The heat, light and humidity of summer can sometimes make you feel like you’ve wandered into Hell. It can be disorienting in exactly the opposite way that you might feel when you can’t find the exit in an ice hotel or a hedge maze. The likelihood that you may lose your faculties and drift into a malarial fever is practically nil if you live more than a degree or two latitude off the equator. All the same, better to be safe than sorry. And while quinine is present in miniscule quantities in tonic water, the amount of gin-and-tonic you’d have to drink to actually protect yourself against malaria would do you more harm than the disease itself. But one should never discount the placebo effect.
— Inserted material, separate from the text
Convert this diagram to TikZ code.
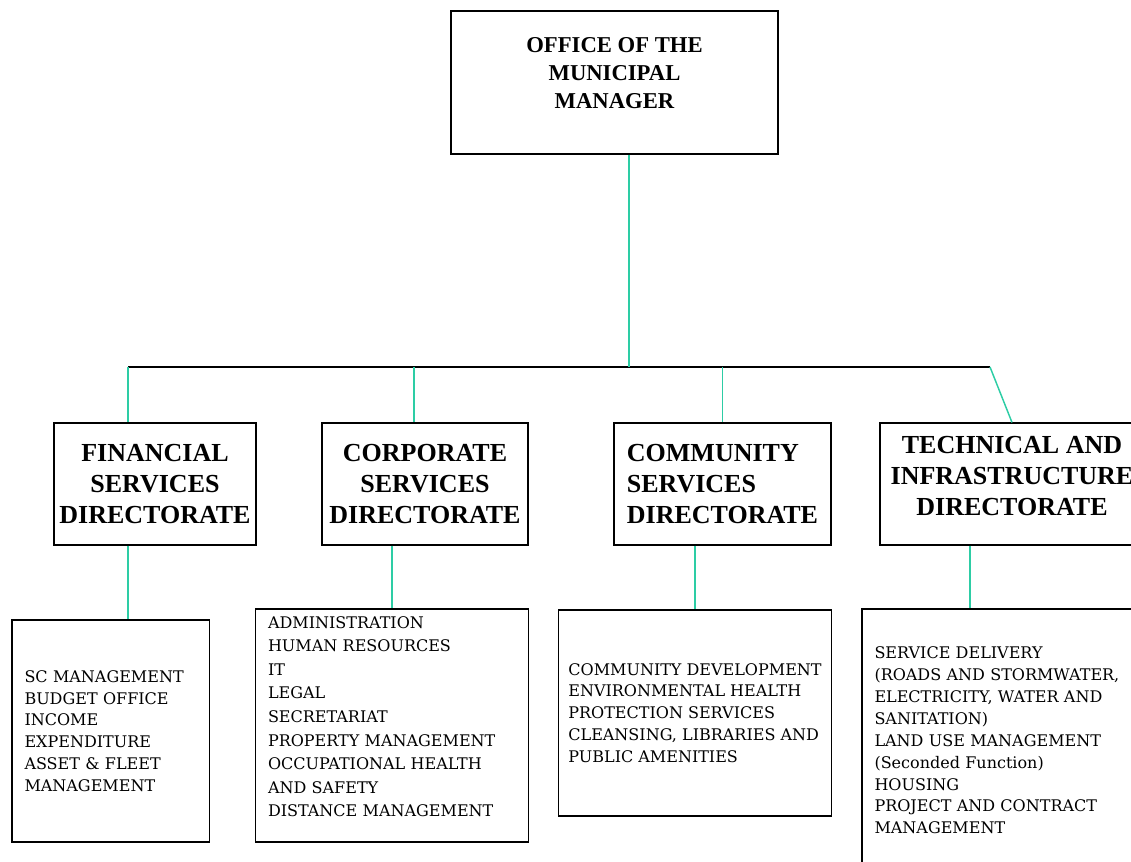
\documentclass[tikz,border=0pt]{standalone}
\usepackage{fontspec}
\setmainfont{Liberation Serif}
\newfontfamily\listfont{DejaVu Serif}
\usepackage{tikz}
\usetikzlibrary{positioning}

\definecolor{linkteal}{RGB}{45,205,165}
% extra depth under the last line, lifts the text inside its box
\newcommand{\liftby}[1]{\rule[-#1]{0pt}{#1}}

\tikzset{
  boxwh/.style 2 args={minimum width=#1*0.75pt, minimum height=#2*0.75pt},
  topbox/.style={draw, line width=0.8pt, inner sep=0pt, align=center,
    font=\bfseries\fontsize{17}{21}\selectfont},
  headbox/.style={draw, line width=0.8pt, inner sep=0pt, align=center,
    font=\bfseries\fontsize{19.5}{23.5}\selectfont},
  listbox/.style={draw, line width=0.8pt, inner xsep=9.4pt, inner ysep=0pt, align=left,
    font=\listfont\fontsize{12}{16.4}\selectfont},
  link/.style={linkteal, line width=1.1pt},
  busline/.style={black, line width=1pt}
}

\begin{document}
\begin{tikzpicture}[x=0.75pt, y=-0.75pt]
  \useasboundingbox (0,0) rectangle (1131,862);
  \clip (0,0) rectangle (1131,862);
  % top
  \node[topbox, boxwh={327}{143}] (mm) at (614.5,82.5)
    {OFFICE OF THE\\MUNICIPAL\\MANAGER\liftby{14pt}};
  % directorates
  \node[headbox, boxwh={202}{122}] (fin) at (155,484)
    {FINANCIAL\\SERVICES\\DIRECTORATE};
  \node[headbox, boxwh={206}{122}] (corp) at (425,484)
    {CORPORATE\\SERVICES\\DIRECTORATE};
  \node[headbox, boxwh={217}{122}, align=left] (comm) at (722.5,484)
    {COMMUNITY\\SERVICES\\DIRECTORATE};
  \node[headbox, boxwh={264}{122}] (tech) at (1012,484)
    {TECHNICAL AND\\INFRASTRUCTURE\\DIRECTORATE\liftby{12pt}};
  % functions under each directorate
  \node[listbox, boxwh={197}{222}, text width=172*0.75pt] (finl) at (110.5,731)
    {SC MANAGEMENT\\BUDGET OFFICE\\INCOME\\EXPENDITURE\\ASSET \& FLEET\\MANAGEMENT};
  \node[listbox, boxwh={273}{233}, text width=248*0.75pt,
    font=\listfont\fontsize{12}{17.7}\selectfont] (corpl) at (392,725.5)
    {ADMINISTRATION\\HUMAN RESOURCES\\IT\\LEGAL\\SECRETARIAT\\PROPERTY MANAGEMENT\\
     OCCUPATIONAL HEALTH\\AND SAFETY\\DISTANCE MANAGEMENT\liftby{13.5pt}};
  \node[listbox, boxwh={273}{206}, inner xsep=0pt] (comml) at (695,713)
    {COMMUNITY DEVELOPMENT\\ENVIRONMENTAL HEALTH\\PROTECTION SERVICES\\
     CLEANSING, LIBRARIES AND\\PUBLIC AMENITIES};
  \node[listbox, boxwh={273}{263}, text width=248*0.75pt] (techl) at (998.5,740.5)
    {SERVICE DELIVERY\\(ROADS AND STORMWATER,\\ELECTRICITY, WATER AND\\SANITATION)\\
     LAND USE MANAGEMENT\\(Seconded Function)\\HOUSING\\PROJECT AND CONTRACT\\MANAGEMENT};
  % bus line and taps
  \coordinate (busL) at (128,367);
  \coordinate (busR) at (990,367);
  \coordinate (mmtap) at (629,367);
  \coordinate (corptap) at (414,367);
  \coordinate (techtap) at (970,367);
  \draw[busline] (busL) -- (busR);
  \draw[link] (mmtap |- mm.south) -- (mmtap);
  \draw[link] (busL) -- (busL |- fin.north);
  \draw[link] (corptap) -- (corptap |- corp.north);
  \draw[link] (comm.north |- busL) -- (comm.north);
  \draw[link] (busR) -- (tech.north);
  \draw[link] (busL |- fin.south) -- (busL |- finl.north);
  \draw[link] (corpl.north |- corp.south) -- (corpl.north);
  \draw[link] (comml.north |- comm.south) -- (comml.north);
  \draw[link] (techtap |- tech.south) -- (techtap |- techl.north);
\end{tikzpicture}
\end{document}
If you’ve started drinking gin and tonics seriously, you’ll quickly become bored and frustrated with the fact that almost all available tonic waters are basically soda pop, full of high fructose corn syrup. It’s time for you to grow up and stop drinking soda pop. Also, you’re spoiling gin pouring that sugary fizz over top of it.
Yes, there is now an increasing number of quality tonic waters vying for your attention. Eventually, though, you might start to wonder if you can’t just make the stuff yourself. The good news is that you can. The worst that will happen is that you will discover the limits of what’s worth doing yourself, and what merits outsourcing. Try anything once, though.
Here are your ingredients:
Four cups water
1 cup chopped lemongrass (approx. 2 stalks)
¼ cup cinchona (that’s the powder measurement, so account for a bit more if you can get it in bark form)
Zest and juice of 1 orange
Zest and juice of 1 lemon
Zest and juice of 1 lime
1 teaspoon whole allspice berries
¼ cup citric acid
¼ teaspoon Kosher salt
¾ cup agave syrup
Cinchona bark (or powder) can be a challenge to find. In Montreal, you can get the bark at Herbistorie Desjardins, which is set up kind of like a naturopath pharmacy. Don’t bother searching the aisles when you walk in. You have to walk up to the counter and ask for a specific amount of “Quincina”. (I asked for 250 grams, which is way more than I needed.) Then someone wearing a lab coat goes in the back and fills a little bag with bark and hands it to you. Bottom line, I don’t think this stuff is available off the shelf at health food stores. It requires a dispensary license, so you’re looking for a shop that’s part herbologist, part pharmacist.
In Peruvian (where the bark comes from), “kina-kina” means “highly sought after bark”. We have to set the bar somewhere. It’s no good if everything is just available all the time.
You’ll only be using ¼ cup of the cinchona bark per batch, so better to err on the side of ordering a small quantity. It’ll take me two summers at least to work through 250 grams. In any case, I’m glad I found the bark because most of what I read online about people substituting cinchona powder involves increasingly maniacal descriptions of how impossible it is to filter the silt from the liquid.
Then you’ll want to strain the mixture. (If you only managed to find cinchona powder, you’re going to spend the rest of your day filtering and straining the liquid until you’re satisfied with its clarity.)
Now that you have a concentrate, you can bottle that up and make your tonic syrup by mixing in the agave as you need it. For each cup of tonic concentrate, mix in ¾ cup agave syrup, and heat both in a saucepan until the agave appears fully dissolved. It’s this concentrate-agave syrup mixture that you’ll be adding carbonated water to.
What you’ll notice is that your syrup is kind of orangey-brown. This is what I meant earlier when I talked about the limits of what’s possible before you start seeking professional help. Even the small-batch professionally made tonics are clear. Your houseguests may look at your bitter-tasting, cloudy orange mixture skeptically.
Making tonic syrup is almost all of the battle. The remaining piece of the puzzle is going to be your method of carbonating the water to mix it with. If you’re not planning on drinking industrial quantities, you’re probably not in need of a tabletop carbonator, like those that have come to market recently. You could alternately get a siphon, like the kind clowns use to spritz each other after they pile out of the funny car.
Or if you’re only planning on getting through the tonic syrup you have, you can just use pre-prepared soda water. This does defeat the purpose of the DIY approach to making tonic water a little. But if you let yourself get carried away, you might find yourself in Peru before long hacking down a tree in the jungle. Your summer is better spent drinking gin and tonics.